Todo cabe en la campiña que rodea Florencia: pueblos medievales, tesoros del arte y la arquitectura universal.
Pocos saben que la elegante Toscana tiene un pasado tosco. En épocas del imperio romano, las serranías al norte de Roma estaban habitadas por los etruscos, gente poco educada en comparación con los romanos, que no conocían los refinamientos de la mesa.
La palabra «tosco» proviene de este pueblo. Las vueltas de la historia han convertido a la Toscana en el súmmum del arte y la arquitectura, generador de la moda, tierra del vino y de la codiciada trufa blanca.
Florencia, capital de la región, está rodeada de una campiña con un centenar de pueblos amurallados de los que la separa un abismo: mientras Florencia es la cuna del Renacimiento, los pueblos que la rodean están sumergidos en los siglos XII y XIII.
Recorrer en auto la Toscana es retroceder a la Edad Media. Entre sus apacibles colinas pobladas de cipreses, se esconden pueblitos medievales.

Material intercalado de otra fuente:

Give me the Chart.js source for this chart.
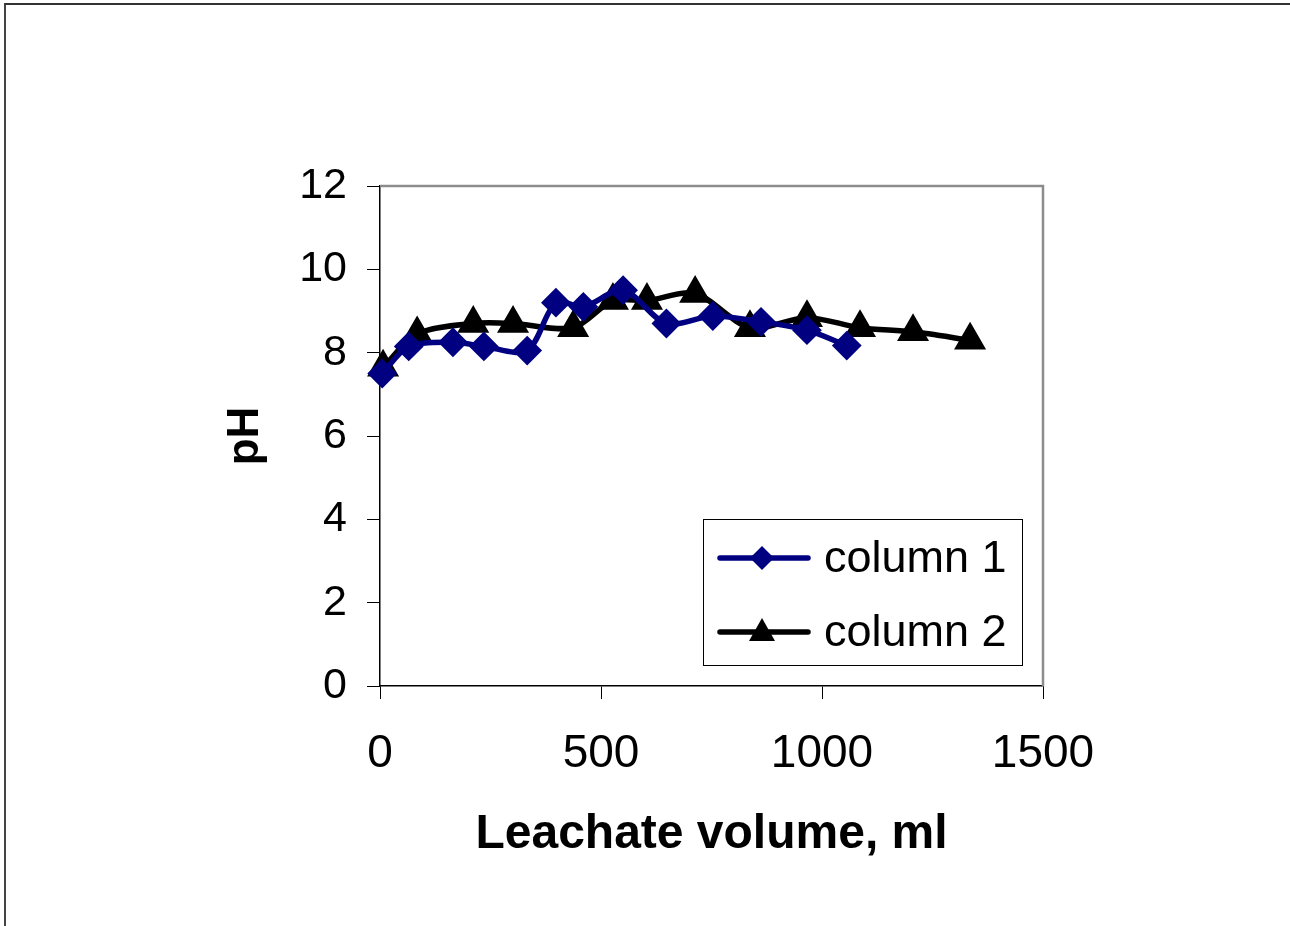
<!DOCTYPE html>
<html>
<head>
<meta charset="utf-8">
<script src="https://cdn.jsdelivr.net/npm/chart.js@4/dist/chart.umd.min.js"></script>
<style>
  html, body { margin: 0; padding: 0; background: #fff; }
  #wrap { position: relative; width: 1290px; height: 926px; overflow: hidden; }
  #frame { position: absolute; left: 4px; top: 3px; width: 1300px; height: 940px;
           border-top: 2px solid #333; border-left: 2px solid #444; }
  #chart { position: absolute; left: 0; top: 0; }
</style>
</head>
<body>
<div id="wrap">
  <div id="frame"></div>
  <canvas id="chart" width="1290" height="926"></canvas>
</div>
<script>
// leachate volume (ml) and pH for each column
const col1Volume = [5, 65, 165, 235, 333, 398, 460, 550, 648, 753, 862, 966, 1056];
const col1PH = [7.5, 8.15, 8.25, 8.15, 8.05, 9.2, 9.1, 9.5, 8.7, 8.88, 8.74, 8.54, 8.17];
const col2Volume = [7, 84, 211, 301, 437, 527, 604, 713, 837, 966, 1086, 1206, 1335];
const col2PH = [7.65, 8.45, 8.7, 8.7, 8.6, 9.25, 9.25, 9.42, 8.6, 8.84, 8.6, 8.5, 8.3];
const seriesNames = ['column 1', 'column 2'];
const xTicks = [0, 500, 1000, 1500];
const yTicks = [0, 2, 4, 6, 8, 10, 12];

const FONT = "'Liberation Sans', Arial, sans-serif";
const NAVY = '#000080';

function toPoints(xs, ys) {
    return xs.map((x, i) => ({ x: x, y: ys[i] }));
}

// grey frame on top/right of the plot area, drawn before datasets
const plotFrame = {
    id: 'plotFrame',
    beforeDatasetsDraw(chart) {
        const a = chart.chartArea;
        const ctx = chart.ctx;
        ctx.save();
        ctx.strokeStyle = '#8c8c8c';
        ctx.lineWidth = 2.5;
        ctx.beginPath();
        ctx.moveTo(a.left, a.top);
        ctx.lineTo(a.right, a.top);
        ctx.lineTo(a.right, a.bottom);
        ctx.stroke();
        ctx.restore();
    }
};

// boxed legend in the lower right of the plot
const boxLegend = {
    id: 'boxLegend',
    afterDraw(chart) {
        const ctx = chart.ctx;
        const x0 = 703, y0 = 519, w = 319, h = 146;
        ctx.save();
        ctx.fillStyle = '#fff';
        ctx.fillRect(x0, y0, w, h);
        ctx.strokeStyle = '#000';
        ctx.lineWidth = 1;
        ctx.strokeRect(x0 + 0.5, y0 + 0.5, w, h);
        chart.data.datasets.forEach((ds, i) => {
            const cy = 558 + i * 74;
            ctx.strokeStyle = ds.borderColor;
            ctx.lineWidth = 5.5;
            ctx.lineCap = 'round';
            ctx.beginPath();
            ctx.moveTo(720, cy);
            ctx.lineTo(808, cy);
            ctx.stroke();
            ctx.fillStyle = ds.pointBackgroundColor;
            ctx.beginPath();
            if (ds.pointStyle === 'rectRot') {
                ctx.moveTo(762, cy - 12);
                ctx.lineTo(774, cy);
                ctx.lineTo(762, cy + 12);
                ctx.lineTo(750, cy);
            } else {
                ctx.moveTo(762, cy - 14);
                ctx.lineTo(775, cy + 9);
                ctx.lineTo(749, cy + 9);
            }
            ctx.closePath();
            ctx.fill();
            ctx.fillStyle = '#000';
            ctx.font = '45px ' + FONT;
            ctx.textBaseline = 'middle';
            ctx.textAlign = 'left';
            ctx.fillText(ds.label, 824, cy + 2);
        });
        ctx.restore();
    }
};

const ctx = document.getElementById('chart').getContext('2d');
new Chart(ctx, {
    type: 'line',
    data: {
        datasets: [
            {
                label: seriesNames[0],
                data: toPoints(col1Volume, col1PH),
                borderColor: NAVY,
                backgroundColor: NAVY,
                pointBackgroundColor: NAVY,
                pointBorderColor: NAVY,
                pointStyle: 'rectRot',
                pointRadius: 11,
                borderWidth: 5.5,
                tension: 0.3,
                clip: false
            },
            {
                label: seriesNames[1],
                data: toPoints(col2Volume, col2PH),
                borderColor: '#000',
                backgroundColor: '#000',
                pointBackgroundColor: '#000',
                pointBorderColor: '#000',
                pointStyle: 'triangle',
                pointRadius: 13,
                borderWidth: 5.5,
                tension: 0.3,
                clip: false
            }
        ]
    },
    options: {
        responsive: false,
        animation: false,
        layout: { padding: { left: 200, right: 247, top: 186, bottom: 40 } },
        plugins: {
            legend: { display: false },
            tooltip: { enabled: false }
        },
        scales: {
            x: {
                type: 'linear',
                min: 0,
                max: 1500,
                afterBuildTicks: (s) => { s.ticks = xTicks.map(v => ({ value: v })); },
                afterFit: (s) => { s.height = 200; },
                border: { color: '#000', width: 1.5 },
                grid: { drawOnChartArea: false, drawTicks: true, tickLength: 13, color: '#000', lineWidth: 1 },
                ticks: {
                    color: '#000',
                    padding: 28,
                    maxRotation: 0,
                    callback: (v) => String(v),
                    font: { family: FONT, size: 46 }
                },
                title: {
                    display: true,
                    text: 'Leachate volume, ml',
                    color: '#000',
                    font: { family: FONT, size: 48, weight: 'bold' },
                    padding: { top: 0, bottom: 22 }
                }
            },
            y: {
                min: 0,
                max: 12,
                afterBuildTicks: (s) => { s.ticks = yTicks.map(v => ({ value: v })); },
                afterFit: (s) => { s.width = 180; },
                border: { color: '#000', width: 1.5 },
                grid: { drawOnChartArea: false, drawTicks: true, tickLength: 13, color: '#000', lineWidth: 1 },
                ticks: {
                    color: '#000',
                    padding: 20,
                    font: { family: FONT, size: 43 }
                },
                title: {
                    display: true,
                    text: 'pH',
                    color: '#000',
                    font: { family: FONT, size: 44, weight: 'bold' },
                    padding: { top: 19, bottom: 0 }
                }
            }
        }
    },
    plugins: [plotFrame, boxLegend]
});
</script>
</body>
</html>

La mejor manera de conocer la campiña es alojarse en un hotel rural como Laticastelli, un antiguo castillo del siglo XIII que fue parte de las fortalezas que protegían a Siena, ubicada a sólo diez kilómetros. Visitarla es perderse por sus calles angostas y sinuosas, vedadas al tránsito, que tarde o temprano terminan en la Piazza del Campo, una inmensa explanada flanqueada por edificios del 1200 y el Palazzo Pubblico, con su campanario en la Torre del Mangia que supo ser la segunda torre más alta de Italia.
Gente con mapas y guías en todos los idiomas se sientan en la plaza a comer su pizza al taglio (al corte) o un panforte, la pastelería típica hecha con naranjas confitadas y especias regionales. Comer es el verbo en Italia y Siena rebosa de pizzerías, heladerías, enotecas, bares al paso con panini y lugares especiales como la Antica Pizzicheria.
La ruta del Chianti comienza a pocos kilómetros de Siena, un camino custodiado por cipreses que de pronto se abre en laderas verdes y pardas, geométricamente plantadas con vides y olivos. En el momento menos pensado aparecerá la silueta de una fortaleza del siglo XIII en lo alto de una colina. Es San Gusmé, la porta del Chianti, el primero de media docena de fortalezas medievales, parecidas y diferentes.
Todos tendrán su muralla de piedra rosada, su gran puerta de entrada, sus callecitas peatonales y sus señoras a quienes es fácil imaginar con las manos en la masa.
Por fuera de la ruta del Chianti se enhebran más pueblitos a pocos kilómetros unos de otros. Cortona, donde se filmó Un amor en la Toscana o San Gimignano, donde se filmó Té con Mussolini.
En Cortona todas sus calles son empinadas a excepción de una sola y hay exquisitas tiendas de papeles artesanales floreados, un oficio florentino antiquísimo. En su calle principal está el museo de la tortura de la época de la Inquisición y tiendas donde se venden suvenires. Aquí está también la heladería Piazza Dondoli, campeón mundial del helado cuatro años seguidos.
Al oeste de Pienza, sobre el final del Valle de Orcia, se inicia la otra ruta del vino, la del Brunello que gira en torno a Montalcino, cinco mil almas que viven dentro de su muralla. Cerca de allí parten caminos de tierra que llevan a fincas productoras de vino y haciendas privadas.
El encanto de la Toscana es perderse en sus caminos y toparse con una muralla medieval a la vuelta de una curva, probar un vino y un queso y dejarse llevar por esa mezcla única de sofisticación y naturaleza salvaje.